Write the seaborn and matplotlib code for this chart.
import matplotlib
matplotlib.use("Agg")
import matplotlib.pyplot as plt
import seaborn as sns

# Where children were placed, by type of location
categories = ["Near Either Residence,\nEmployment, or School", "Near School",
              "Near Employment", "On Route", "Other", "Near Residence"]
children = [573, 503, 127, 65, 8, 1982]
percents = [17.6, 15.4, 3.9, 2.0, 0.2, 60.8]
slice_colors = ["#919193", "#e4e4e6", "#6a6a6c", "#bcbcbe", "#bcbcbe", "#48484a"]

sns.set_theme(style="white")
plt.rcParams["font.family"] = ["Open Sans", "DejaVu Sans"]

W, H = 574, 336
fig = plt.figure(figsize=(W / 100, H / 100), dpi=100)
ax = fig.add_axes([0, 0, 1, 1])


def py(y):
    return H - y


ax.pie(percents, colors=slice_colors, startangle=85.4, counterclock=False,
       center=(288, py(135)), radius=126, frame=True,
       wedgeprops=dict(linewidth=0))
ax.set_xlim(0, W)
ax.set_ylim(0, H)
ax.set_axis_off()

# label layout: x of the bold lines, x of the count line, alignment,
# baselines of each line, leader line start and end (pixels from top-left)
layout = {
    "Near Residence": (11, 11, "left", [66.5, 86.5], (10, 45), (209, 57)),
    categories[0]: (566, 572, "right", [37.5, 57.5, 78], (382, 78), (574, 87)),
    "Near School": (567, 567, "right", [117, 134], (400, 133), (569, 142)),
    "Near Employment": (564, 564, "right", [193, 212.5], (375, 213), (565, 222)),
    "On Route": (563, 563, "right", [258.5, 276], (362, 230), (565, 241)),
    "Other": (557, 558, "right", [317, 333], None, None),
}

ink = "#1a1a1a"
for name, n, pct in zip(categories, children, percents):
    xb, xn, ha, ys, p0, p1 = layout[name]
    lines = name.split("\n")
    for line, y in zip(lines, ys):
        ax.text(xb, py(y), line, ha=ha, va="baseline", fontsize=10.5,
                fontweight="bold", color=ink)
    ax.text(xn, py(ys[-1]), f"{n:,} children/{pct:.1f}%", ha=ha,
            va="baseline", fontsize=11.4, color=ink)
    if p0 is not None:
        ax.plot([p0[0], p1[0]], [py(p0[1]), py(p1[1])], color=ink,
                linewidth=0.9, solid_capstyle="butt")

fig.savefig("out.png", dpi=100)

▸ WORK INSTRUCTIONS
Find how many lines of the listing include the string "matplotlib" and give that number, nothing else.

▸ REPLY
4